Back in 2009, I wrote a little post called “A LIFE LIVED WELL, THE STORY OF ALAN CALHAMER” in this blog. This was a short piece I wrote after reading an article in Chicago Magazine called “All in the Game“. which told the history of one of the most famous boardgames ever, DIPLOMACY, which was designed by Alan Calhamer. I wondered then, and do now, if Alan was satisfied with such a singular achievement. Calhamer never designed another commercial game that I know of. Calhammer, as his friends recounted, was a genius that never seemed to to live up to other people’s expectations. He spent his life delivering mail for the Post Office, retiring in 1991.

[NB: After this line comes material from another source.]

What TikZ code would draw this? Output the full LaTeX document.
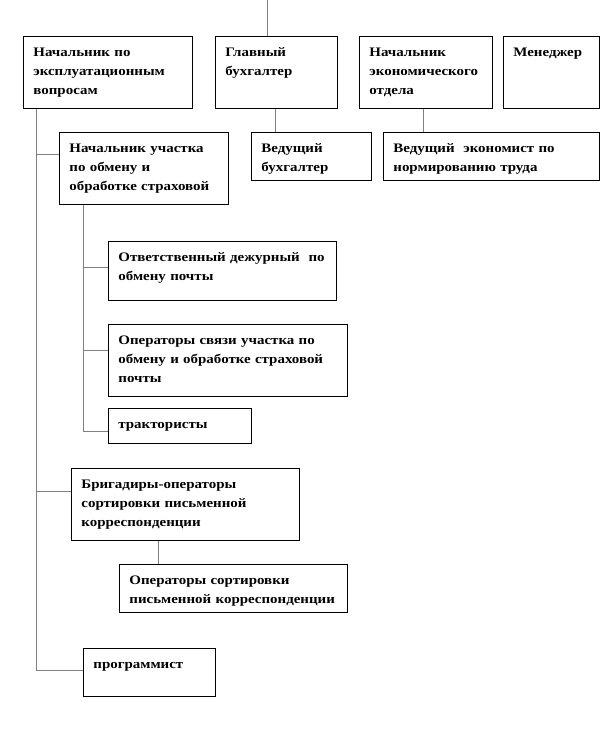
\documentclass[tikz,border=0pt]{standalone}
\usepackage{fontspec}
\setmainfont[FakeStretch=1.15]{Liberation Serif}
\usepackage{tikz}
\usetikzlibrary{positioning}

\begin{document}
\begin{tikzpicture}[x=1pt,y=-1pt,font=\bfseries\fontsize{13}{19}\selectfont,
 b/.style={draw,line width=0.8pt,anchor=north west,align=left,inner xsep=10pt,inner ysep=9pt,text height=11pt},
 ln/.style={draw=gray,line width=1pt}]
 \useasboundingbox (0,0) rectangle (612,756);
 \coordinate (top) at (267,0);
 % top row
 \node[b,text width=149pt,text depth=43pt] (nach) at (23,36) {Начальник по\\эксплуатационным\\вопросам};
 \node[b,text width=102pt,text depth=43pt] (glav) at (215,36) {Главный\\бухгалтер};
 \node[b,text width=113pt,text depth=43pt] (ekon) at (359,36) {Начальник\\экономического\\отдела};
 \node[b,text width=76pt,text depth=43pt] (men) at (503,36) {Менеджер};
 % second row
 \node[b,text width=100pt,text depth=19pt] (vbuh) at (251,132) {Ведущий\\бухгалтер};
 \node[b,text width=196pt,text depth=19pt] (vekon) at (383,132) {Ведущий\ \ экономист по\\нормированию труда};
 \node[b,text width=149pt,text depth=43pt] (uch) at (59,132) {Начальник участка\\по обмену и\\обработке страховой};
 % under uch
 \node[b,text width=208pt,text depth=30pt] (dezh) at (108,241) {Ответственный дежурный\ \ по\\обмену почты};
 \node[b,text width=219pt,text depth=43pt] (oper) at (108,324) {Операторы связи участка по\\обмену и обработке страховой\\почты};
 \node[b,text width=123pt,text depth=6pt] (trak) at (108,408) {трактористы};
 \node[b,text width=208pt,text depth=43pt] (brig) at (71,468) {Бригадиры-операторы\\сортировки письменной\\корреспонденции};
 \node[b,text width=208pt,text depth=19pt] (sort) at (119,564) {Операторы сортировки\\письменной корреспонденции};
 \node[b,text width=112pt,text depth=19pt] (prog) at (83,648) {программист};
 % lines
 \draw[ln] (top) -- (top |- glav.north);
 \draw[ln] ([xshift=60pt]glav.south west) -- ([xshift=60pt]glav.south west |- vbuh.north);
 \draw[ln] ([xshift=64pt]ekon.south west) -- ([xshift=64pt]ekon.south west |- vekon.north);
 \draw[ln] ([xshift=13pt]nach.south west) |- ([yshift=-22pt]prog.north west);
 \draw[ln] ([xshift=13pt]nach.south west) |- ([yshift=-22pt]uch.north west);
 \draw[ln] ([xshift=13pt]nach.south west) |- ([yshift=-23pt]brig.north west);
 \draw[ln] ([xshift=24pt]uch.south west) |- ([yshift=-23pt]trak.north west);
 \draw[ln] ([xshift=24pt]uch.south west) |- ([yshift=-26pt]dezh.north west);
 \draw[ln] ([xshift=24pt]uch.south west) |- ([yshift=-26pt]oper.north west);
 \draw[ln] ([xshift=87pt]brig.south west) -- ([xshift=87pt]brig.south west |- sort.north);
\end{tikzpicture}
\end{document}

Alan Calhammer, designer of DIPLOMACY, one of the greatest, nastiest, backstabbin’est gaming experiences created by man, passed away this week from natural causes. His greatest achievement from the perspective of others was certainly the game of Diplomacy. Calhamer kept pretty mum about about his life while he was alive, so we’ll never know what he thought about his fame, but perhaps this quote from an interview with his daughter gives us a clue:
(After being asked about being a letter carrier for 28 years) “The biggest appeal may have been that it wasn’t an all-consuming corporate kind of job,” Calhamer-Boling said. “It gave him the chance to pursue other hobbies, such as reading, painting and sculpting, and more importantly, time to be a doting dad. He never missed a single T-ball game or school play.”
Joan Kates wrote a nice appreciation of Calhamer’s accomplishments in the Chicago Tribune yesterday, read it here.
At the recent World Diplomacy Championship and the North American Grand Prix in August 2012, Calhamer was the guest of honor. When he was introduced to the crowd, he received a standing ovation. Achievement enough? I think so.
Rest in Peace, Alan Calhamer. You lived a good life and probably caused more arguments over a boardgame than any other designer I know of.